Common Mistakes and How to Fix Them
- Measuring only year one. Chamber value compounds as relationships mature. Fix: track for at least 24 months before judging.
- Counting revenue but ignoring costs saved. Discounts are real ROI. Fix: log every member benefit you actually use.
- Not asking how customers found you. This erases most of your attribution. Fix: make the question mandatory at intake.
- Blaming the chamber for your own inactivity. A membership you never attend returns little. Fix: separate “the chamber has no value” from “I did not show up.”
- Chasing only direct sales. Relationship and visibility value are slower but often larger. Fix: give them their own columns so they are not forgotten.
Your Action Checklist
- Create a five-column tracking sheet today.
- Add “How did you hear about us?” to every intake point.
- List every member discount and benefit you are eligible for, then use them.
- Log every traceable event, referral, or connection within 24 hours.
- Review totals each quarter and compare against your annual fee.
- Decide renewal on the two-year trend, not one slow month.
Conclusion and Next Step
You cannot manage what you do not measure, and chamber membership is no exception. Set up the spreadsheet before your next event, then commit to logging for a full year. When renewal comes, you will have a number instead of a feeling. Your next step is simple: build the sheet this week and record your first entry at the next chamber gathering.
Frequently Asked Questions
How long before a chamber membership pays for itself?

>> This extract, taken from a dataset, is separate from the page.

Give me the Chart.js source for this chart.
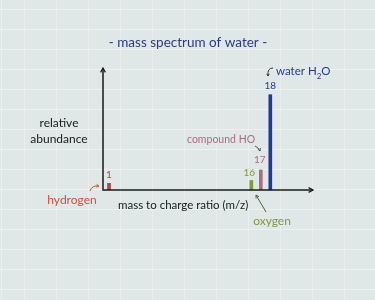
<!DOCTYPE html>
<html>
<head>
<meta charset="utf-8">
<script src="https://cdn.jsdelivr.net/npm/chart.js@4"></script>
<style>
  html, body { margin: 0; padding: 0; }
  body {
    width: 375px; height: 300px; overflow: hidden;
    background-color: #dfe7e7;
    background-image:
      repeating-linear-gradient(0deg, rgba(255,255,255,0.40) 0px, rgba(255,255,255,0.40) 1px, transparent 1px, transparent 20px),
      repeating-linear-gradient(90deg, rgba(255,255,255,0.30) 0px, rgba(255,255,255,0.30) 1px, transparent 1px, transparent 32px);
    background-position: 0 10px, 24px 0;
  }
  #wrap { position: absolute; left: 0; top: 0; width: 375px; height: 300px; }
</style>
</head>
<body>
<div id="wrap"><canvas id="c" width="375" height="300"></canvas></div>
<script>
// ---- data ----
const massToCharge = [1, 16, 17, 18];
const relativeAbundance = [7, 10, 21, 100];
const peakLabels = ['1', '16', '17', '18'];
const speciesNames = ['hydrogen', 'oxygen', 'compound HO', 'water H2O'];
const chartTitle = '- mass spectrum of water -';
const xAxisTitle = 'mass to charge ratio (m/z)';
const yAxisTitle = ['relative', 'abundance'];

const peakColors = ['#b8404a', '#7f9a3c', '#b06a80', '#1f3b9c'];
const nameColors = ['#d0503c', '#7f9a3c', '#b06a80', '#1f3b9c'];

const FONT = 'Lato, "Noto Sans", sans-serif';

function arrowHead(ctx, x, y, ang, size) {
  ctx.beginPath();
  ctx.moveTo(x - size * Math.cos(ang - 0.5), y - size * Math.sin(ang - 0.5));
  ctx.lineTo(x, y);
  ctx.lineTo(x - size * Math.cos(ang + 0.5), y - size * Math.sin(ang + 0.5));
  ctx.stroke();
}

const decor = {
  id: 'decor',
  afterDatasetsDraw(chart) {
    const ctx = chart.ctx;
    const ca = chart.chartArea;
    const xs = chart.scales.x, ys = chart.scales.y;
    ctx.save();
    // axes with arrows
    ctx.strokeStyle = '#1a1a1a';
    ctx.lineWidth = 1.5;
    ctx.beginPath();
    ctx.moveTo(ca.left, ca.top);
    ctx.lineTo(ca.left, ca.bottom);
    ctx.lineTo(ca.right, ca.bottom);
    ctx.stroke();
    ctx.lineWidth = 1.2;
    arrowHead(ctx, ca.left, ca.top, -Math.PI / 2, 5);
    arrowHead(ctx, ca.right, ca.bottom, 0, 5);

    // title
    ctx.textAlign = 'center';
    ctx.textBaseline = 'middle';
    ctx.fillStyle = '#2b3a86';
    ctx.font = '13.5px ' + FONT;
    ctx.fillText(chartTitle, 188, 43);

    // axis titles
    ctx.fillStyle = '#1a1a1a';
    ctx.font = '12px ' + FONT;
    ctx.fillText(yAxisTitle[0], 59, 123);
    ctx.fillText(yAxisTitle[1], 59, 139);
    ctx.textAlign = 'left';
    ctx.font = '11.5px ' + FONT;
    ctx.fillText(xAxisTitle, 118, 205);

    // peak labels
    ctx.font = '10px ' + FONT;
    ctx.textAlign = 'center';
    const off = [[0, -9], [-2, -8], [-1, -10], [0, -9]];
    for (let i = 0; i < massToCharge.length; i++) {
      const px = xs.getPixelForValue(massToCharge[i]);
      const py = ys.getPixelForValue(relativeAbundance[i]);
      ctx.fillStyle = peakColors[i];
      ctx.fillText(peakLabels[i], px + off[i][0], py + off[i][1]);
    }

    ctx.lineWidth = 1;

    // hydrogen
    ctx.font = '12px ' + FONT;
    ctx.fillStyle = nameColors[0];
    ctx.textAlign = 'center';
    ctx.fillText(speciesNames[0], 72, 200);
    ctx.strokeStyle = nameColors[0];
    ctx.beginPath();
    ctx.moveTo(90, 191);
    ctx.quadraticCurveTo(92, 185, 99, 186);
    ctx.stroke();
    arrowHead(ctx, 99, 186, 0.1, 3);

    // oxygen
    ctx.fillStyle = nameColors[1];
    ctx.fillText(speciesNames[1], 272, 221);
    ctx.strokeStyle = '#556040';
    ctx.beginPath();
    ctx.moveTo(266, 212);
    ctx.lineTo(256, 195);
    ctx.stroke();
    arrowHead(ctx, 256, 195, Math.atan2(-17, -10), 3.5);

    // compound HO
    ctx.fillStyle = nameColors[2];
    ctx.textAlign = 'left';
    ctx.font = '10.5px ' + FONT;
    ctx.fillText('compound HO', 187, 140);
    ctx.strokeStyle = '#555';
    ctx.beginPath();
    ctx.moveTo(255, 146);
    ctx.quadraticCurveTo(258, 147, 260, 151);
    ctx.stroke();
    arrowHead(ctx, 260, 151, 1.2, 3);

    // water H2O
    ctx.font = '11.5px ' + FONT;
    ctx.fillStyle = nameColors[3];
    ctx.fillText('water H', 276, 71);
    let w = ctx.measureText('water H').width;
    ctx.font = '8px ' + FONT;
    ctx.fillText('2', 276 + w, 76);
    let w2 = ctx.measureText('2').width;
    ctx.font = '11.5px ' + FONT;
    ctx.fillText('O', 276 + w + w2, 71);
    ctx.strokeStyle = '#333';
    ctx.beginPath();
    ctx.moveTo(273, 68);
    ctx.quadraticCurveTo(267, 68, 268, 76);
    ctx.stroke();
    arrowHead(ctx, 268, 76, 1.6, 2.5);

    ctx.restore();
  }
};

new Chart(document.getElementById('c'), {
  type: 'bar',
  data: {
    datasets: [{
      data: massToCharge.map((m, i) => ({ x: m, y: relativeAbundance[i] })),
      backgroundColor: peakColors,
      barThickness: 3,
      borderWidth: 0
    }]
  },
  options: {
    responsive: false,
    animation: false,
    layout: { padding: { left: 103, right: 62, top: 68, bottom: 110 } },
    plugins: { legend: { display: false }, tooltip: { enabled: false }, title: { display: false } },
    scales: {
      x: { type: 'linear', min: 0.37, max: 22.5, display: false, offset: false },
      y: { min: 0, max: 128, display: false }
    }
  },
  plugins: [decor]
});
</script>
</body>
</html>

It varies widely by industry and how actively you participate. Service businesses that attend regularly often see traceable returns within the first year, while others take longer because relationships need time to convert. Judging on a two-year window gives a fairer read.
What if I attend events but get no direct sales?
Look beyond direct sales. Suppliers found, discounts used, hires made, and visibility gained all count. If none of those exist either, the issue may be how you engage rather than the membership itself.
Should I track soft value like relationships?
Yes, but keep it separate from revenue so you do not overstate returns. Note the connection and a rough value, and update it if it later turns into money.
Is a bigger membership tier worth more ROI?
Only if you use the extra benefits. A higher tier with unused perks lowers your ROI. Match the tier to what you will realistically act on.